Текст и произведение
Понятия текст и произведение часто употребляются как абсолютные синонимы. Против этого решительно выступал Лотман, подчеркивая, что «текст один из компонентов художественного произведения, <> но художественный эффект в целом возникает из сопоставлений текста со сложным комплексом жизненных и идейноэстетических представлений»[57]. Текст порядок слов, графически зафиксированное языковое целое, «система внутритекстовых отношений», а произведение это текст «в его отношении к внетекстовой реальности»[58]. Рецептивная эстетика понимает соотношение текста и произведения в принципе так же, делая акцент на читателе как исполнителе текста: «В литературном произведении есть два полюса <> художественный и эстетический: художественный полюс произведения образуется авторским текстом, а эстетический его читательской реализацией. Из этой полярности явствует, что произведение как таковое не может быть тождественно ни тексту, ни его конкретизации, а должно располагаться где-то между ними. Оно неизбежно должно носить виртуальный характер, так как не может сводиться ни к реальности текста, ни к субъективности читателя, и именно из этой виртуальности оно получает свою динамику»[59].

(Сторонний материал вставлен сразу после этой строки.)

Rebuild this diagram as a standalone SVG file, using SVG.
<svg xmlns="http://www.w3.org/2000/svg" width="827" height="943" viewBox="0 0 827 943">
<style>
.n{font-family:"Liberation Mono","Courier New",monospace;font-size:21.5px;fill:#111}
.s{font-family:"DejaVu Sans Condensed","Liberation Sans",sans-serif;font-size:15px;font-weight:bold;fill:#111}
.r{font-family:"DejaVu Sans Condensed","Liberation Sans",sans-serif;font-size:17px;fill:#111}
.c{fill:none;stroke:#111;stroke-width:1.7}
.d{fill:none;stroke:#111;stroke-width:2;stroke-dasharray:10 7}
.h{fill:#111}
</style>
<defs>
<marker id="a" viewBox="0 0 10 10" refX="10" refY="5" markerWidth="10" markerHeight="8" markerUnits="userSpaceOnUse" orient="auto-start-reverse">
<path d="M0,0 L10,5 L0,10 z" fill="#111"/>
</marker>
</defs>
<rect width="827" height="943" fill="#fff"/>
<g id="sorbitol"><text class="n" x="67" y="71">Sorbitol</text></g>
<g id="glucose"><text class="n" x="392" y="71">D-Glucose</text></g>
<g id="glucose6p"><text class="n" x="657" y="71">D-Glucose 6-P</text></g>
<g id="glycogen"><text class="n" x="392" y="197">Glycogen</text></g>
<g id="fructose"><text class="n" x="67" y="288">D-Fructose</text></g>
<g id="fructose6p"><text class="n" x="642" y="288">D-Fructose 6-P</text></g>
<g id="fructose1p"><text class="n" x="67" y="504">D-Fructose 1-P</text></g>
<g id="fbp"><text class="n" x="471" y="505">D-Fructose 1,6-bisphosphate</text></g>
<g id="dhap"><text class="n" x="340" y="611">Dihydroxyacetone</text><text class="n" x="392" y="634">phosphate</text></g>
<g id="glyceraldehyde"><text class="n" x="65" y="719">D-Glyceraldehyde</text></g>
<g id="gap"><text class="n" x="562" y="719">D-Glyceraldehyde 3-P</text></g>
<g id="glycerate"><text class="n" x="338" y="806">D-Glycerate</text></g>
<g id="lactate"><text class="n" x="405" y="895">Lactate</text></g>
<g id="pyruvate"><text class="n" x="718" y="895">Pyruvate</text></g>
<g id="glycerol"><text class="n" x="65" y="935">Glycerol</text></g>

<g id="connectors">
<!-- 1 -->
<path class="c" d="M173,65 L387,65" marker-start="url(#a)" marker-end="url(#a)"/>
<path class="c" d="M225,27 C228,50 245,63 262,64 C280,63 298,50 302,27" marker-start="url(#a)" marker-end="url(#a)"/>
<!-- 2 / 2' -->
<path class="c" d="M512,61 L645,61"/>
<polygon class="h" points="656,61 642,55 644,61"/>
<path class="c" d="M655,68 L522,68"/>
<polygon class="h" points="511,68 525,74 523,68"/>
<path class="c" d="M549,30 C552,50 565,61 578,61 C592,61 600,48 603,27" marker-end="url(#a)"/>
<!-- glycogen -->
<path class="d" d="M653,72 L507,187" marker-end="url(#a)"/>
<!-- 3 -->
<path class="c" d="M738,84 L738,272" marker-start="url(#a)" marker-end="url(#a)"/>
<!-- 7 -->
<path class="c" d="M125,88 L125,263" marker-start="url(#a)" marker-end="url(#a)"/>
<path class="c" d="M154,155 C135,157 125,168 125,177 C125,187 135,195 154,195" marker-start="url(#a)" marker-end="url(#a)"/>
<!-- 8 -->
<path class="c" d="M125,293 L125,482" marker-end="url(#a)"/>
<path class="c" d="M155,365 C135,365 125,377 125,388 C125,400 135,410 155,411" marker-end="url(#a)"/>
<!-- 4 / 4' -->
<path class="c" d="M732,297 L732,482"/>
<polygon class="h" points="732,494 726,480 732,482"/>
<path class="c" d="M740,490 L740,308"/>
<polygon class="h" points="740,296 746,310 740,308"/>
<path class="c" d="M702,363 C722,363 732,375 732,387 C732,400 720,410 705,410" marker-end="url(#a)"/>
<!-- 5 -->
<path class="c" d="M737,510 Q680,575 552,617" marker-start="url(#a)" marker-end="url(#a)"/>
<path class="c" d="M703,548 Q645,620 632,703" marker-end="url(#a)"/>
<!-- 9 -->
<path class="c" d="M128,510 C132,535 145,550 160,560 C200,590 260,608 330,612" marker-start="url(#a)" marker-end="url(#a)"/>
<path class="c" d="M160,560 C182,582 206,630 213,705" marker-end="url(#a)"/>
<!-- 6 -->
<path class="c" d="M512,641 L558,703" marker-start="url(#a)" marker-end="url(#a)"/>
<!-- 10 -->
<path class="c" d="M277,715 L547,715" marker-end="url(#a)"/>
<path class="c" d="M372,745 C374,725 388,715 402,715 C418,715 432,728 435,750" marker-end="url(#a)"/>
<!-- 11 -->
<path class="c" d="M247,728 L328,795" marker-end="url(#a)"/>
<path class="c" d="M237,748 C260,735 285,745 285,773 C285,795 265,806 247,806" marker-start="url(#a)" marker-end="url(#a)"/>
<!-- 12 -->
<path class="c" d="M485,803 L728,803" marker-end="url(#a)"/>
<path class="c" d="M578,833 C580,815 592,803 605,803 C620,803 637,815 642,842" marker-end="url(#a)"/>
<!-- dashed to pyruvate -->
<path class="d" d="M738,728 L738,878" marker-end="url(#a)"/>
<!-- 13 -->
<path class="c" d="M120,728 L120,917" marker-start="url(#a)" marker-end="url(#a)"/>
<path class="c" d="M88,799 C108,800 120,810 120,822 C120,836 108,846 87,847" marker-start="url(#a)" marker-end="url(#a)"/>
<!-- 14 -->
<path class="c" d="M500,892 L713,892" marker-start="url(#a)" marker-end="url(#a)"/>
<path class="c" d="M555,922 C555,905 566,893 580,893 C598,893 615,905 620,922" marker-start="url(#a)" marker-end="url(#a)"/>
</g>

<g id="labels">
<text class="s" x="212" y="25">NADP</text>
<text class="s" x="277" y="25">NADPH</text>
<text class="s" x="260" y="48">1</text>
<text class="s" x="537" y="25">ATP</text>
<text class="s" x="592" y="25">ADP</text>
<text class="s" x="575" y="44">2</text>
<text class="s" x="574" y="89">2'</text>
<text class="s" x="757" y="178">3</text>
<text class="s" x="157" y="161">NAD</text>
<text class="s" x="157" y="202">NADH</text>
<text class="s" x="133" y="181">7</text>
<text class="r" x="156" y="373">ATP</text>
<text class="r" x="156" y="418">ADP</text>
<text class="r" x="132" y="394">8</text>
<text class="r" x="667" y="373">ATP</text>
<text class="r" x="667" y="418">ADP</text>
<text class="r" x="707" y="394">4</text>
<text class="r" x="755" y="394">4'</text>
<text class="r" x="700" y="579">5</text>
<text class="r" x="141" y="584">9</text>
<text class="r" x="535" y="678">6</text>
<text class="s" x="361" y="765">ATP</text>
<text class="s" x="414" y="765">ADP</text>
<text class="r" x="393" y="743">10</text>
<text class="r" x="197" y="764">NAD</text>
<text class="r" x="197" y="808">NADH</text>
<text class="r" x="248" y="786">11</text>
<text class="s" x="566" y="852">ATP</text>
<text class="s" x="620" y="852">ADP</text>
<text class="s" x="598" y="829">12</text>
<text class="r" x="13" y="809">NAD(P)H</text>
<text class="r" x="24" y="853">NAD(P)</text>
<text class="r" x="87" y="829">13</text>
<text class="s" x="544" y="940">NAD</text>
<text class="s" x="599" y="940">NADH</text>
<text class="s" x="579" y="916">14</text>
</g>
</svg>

Другой способ различения произведения и текста предложил Р. Барт. Он противопоставил произведению как «традиционному понятию» текст как «новый объект, полученный в результате сдвига и преобразования прежних категорий»[60]. По Барту, произведение предметно, традиционно, завершено, выстроено согласно доксе, а текст является процессуальным, новаторским, открытым, парадоксальным. Произведению Барт приписывает содержательную монолитность, однонаправленность и непротиворечивость, тогда как текст символичен, многомерен, его значения сплетаются подобно нитям в сетке или ткани. Различение это выявляет не столько разные типы литературных сообщений (хотя очевидно, что к категории произведений могут быть отнесены сочинения второго и последующих рядов, тогда как вершинные классические вещи соответствуют бартовскому пониманию текста), сколько разные способы теоретического подхода и разные уровни читательского восприятия: «Гамлет» или «Евгений Онегин», которые, без сомнения, являются в понимании Барта текстами, останутся лишь произведениями, если их прочтет пусть даже и старательный, но посредственный реципиент.

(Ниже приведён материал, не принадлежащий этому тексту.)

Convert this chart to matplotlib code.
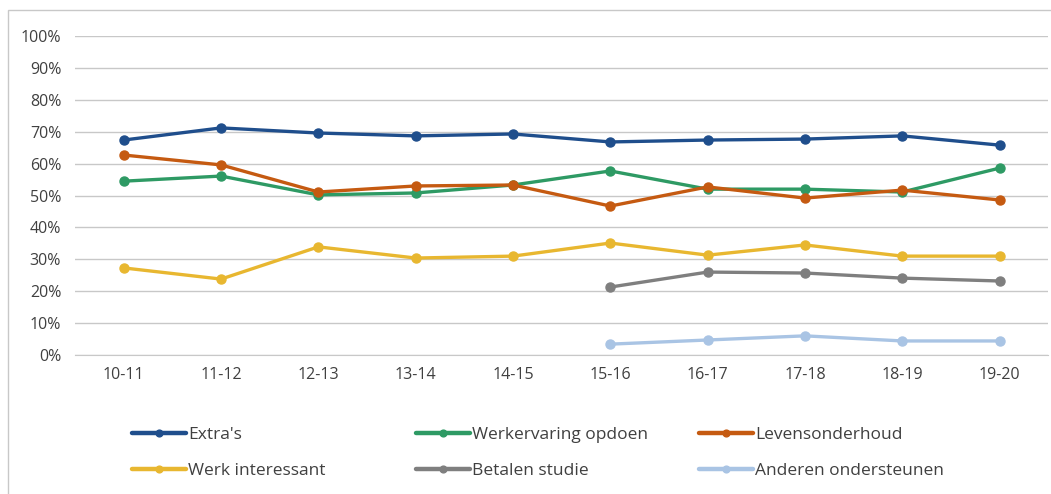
import matplotlib.pyplot as plt
import numpy as np
from matplotlib.patches import Rectangle

years = ['10-11', '11-12', '12-13', '13-14', '14-15', '15-16', '16-17', '17-18', '18-19', '19-20']
extras = [67.4, 71.2, 69.6, 68.7, 69.3, 66.8, 67.4, 67.7, 68.7, 65.8]
werkervaring = [54.5, 56.1, 50.2, 50.8, 53.3, 57.7, 52.0, 52.0, 51.1, 58.6]
levensonderhoud = [62.7, 59.6, 51.1, 53.0, 53.3, 46.7, 52.7, 49.2, 51.7, 48.6]
werk_interessant = [27.3, 23.8, 33.9, 30.4, 31.0, 35.1, 31.3, 34.5, 31.0, 31.0]
betalen_studie = [21.3, 26.0, 25.7, 24.1, 23.2]
anderen = [3.4, 4.7, 6.0, 4.4, 4.4]

series = [
    ("Extra's", extras, '#1f4e8c'),
    ('Werkervaring opdoen', werkervaring, '#2e9a64'),
    ('Levensonderhoud', levensonderhoud, '#c55a11'),
    ('Werk interessant', werk_interessant, '#e8b730'),
    ('Betalen studie', betalen_studie, '#7f7f7f'),
    ('Anderen ondersteunen', anderen, '#a9c4e4'),
]

plt.rcParams['font.family'] = ['Open Sans', 'DejaVu Sans']

fig = plt.figure(figsize=(10.51, 4.94), dpi=100)
ax = fig.add_axes([0.0714, 0.2814, 0.926, 0.6456])

x = np.arange(len(years))
handles = {}
for name, vals, col in series:
    xs = x[len(years) - len(vals):]
    h, = ax.plot(xs, vals, color=col, lw=2.4, marker='o', ms=6.5, label=name,
                 solid_capstyle='round')
    handles[name] = h

ax.set_xlim(-0.5, len(years) - 0.5)
ax.set_ylim(0, 100)
ax.set_yticks(np.arange(0, 101, 10))
ax.set_yticklabels([f'{v}%' for v in range(0, 101, 10)])
ax.set_xticks(x)
ax.set_xticklabels(years)
ax.tick_params(axis='both', length=0, labelsize=11.5, colors='#404040')
ax.tick_params(axis='x', pad=9)
ax.tick_params(axis='y', pad=10)
ax.yaxis.grid(True, color='#c8c8c8', lw=1)
ax.set_axisbelow(True)
for s in ['top', 'right', 'left']:
    ax.spines[s].set_visible(False)
ax.spines['bottom'].set_color('#c8c8c8')

# legend: three columns, placed one by one
columns = [("Extra's", 'Werk interessant'),
           ('Werkervaring opdoen', 'Betalen studie'),
           ('Levensonderhoud', 'Anderen ondersteunen')]
col_x = [132, 416, 699]
for names, px in zip(columns, col_x):
    leg = fig.legend([handles[n] for n in names], names, loc='upper left',
                     bbox_to_anchor=(px / 1051, 1 - 427 / 494), frameon=False,
                     fontsize=12.5, handlelength=3.1, handletextpad=0.15,
                     labelspacing=1.15, borderaxespad=0, borderpad=0,
                     markerscale=0.75)
    for t in leg.get_texts():
        t.set_color('#404040')
    for ln in leg.get_lines():
        ln.set_linewidth(3.2)

fig.patches.append(Rectangle((8 / 1051, -0.01), 1.0, 1 - 10 / 494 + 0.01,
                             transform=fig.transFigure, fill=False,
                             edgecolor='#c8c8c8', lw=1))

fig.savefig('out.png', dpi=100)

В данной работе под текстом мы будем разуметь языковую данность, а под произведением исполнение текста читателем. Основным предметом нашего рассмотрения будет именно текст, поскольку произведения не даны нам в своей определенности. Текст как термин обращает к материальности, вещности литературы. Текст это и есть то, что подлежит эстезису, тогда как про-из-ведение обязательно предполагает еще и то, что извлекает, выводит из текста читатель. Текст не только воспринимается читателем и в этом смысле является основой произведения, но и сам является произведением в том смысле, что автор извлекает нечто из опыта и закрепляет с помощью текста, произносит слова, в которых запечатлен некий существенный аспект мира. В терминологии П. Рикера, текст конфигурация, которой предшествует префигурация (практическое поле авторского опыта) и за которой следует рефигурация (восприятие произведения читателем)[61]. Произведение текст, взятый в аспекте создания/ восприятия, вовлеченный тем самым в широкий онтологический, экзистенциальный, исторический и культурный контекст. В этом смысле произведений столько же, сколько читателей. Объективно, фактически нам даны только тексты, и вокруг этой чувственно данной реальности развертываются разнообразные эстетические отношения, включая и производство текста в чин классического.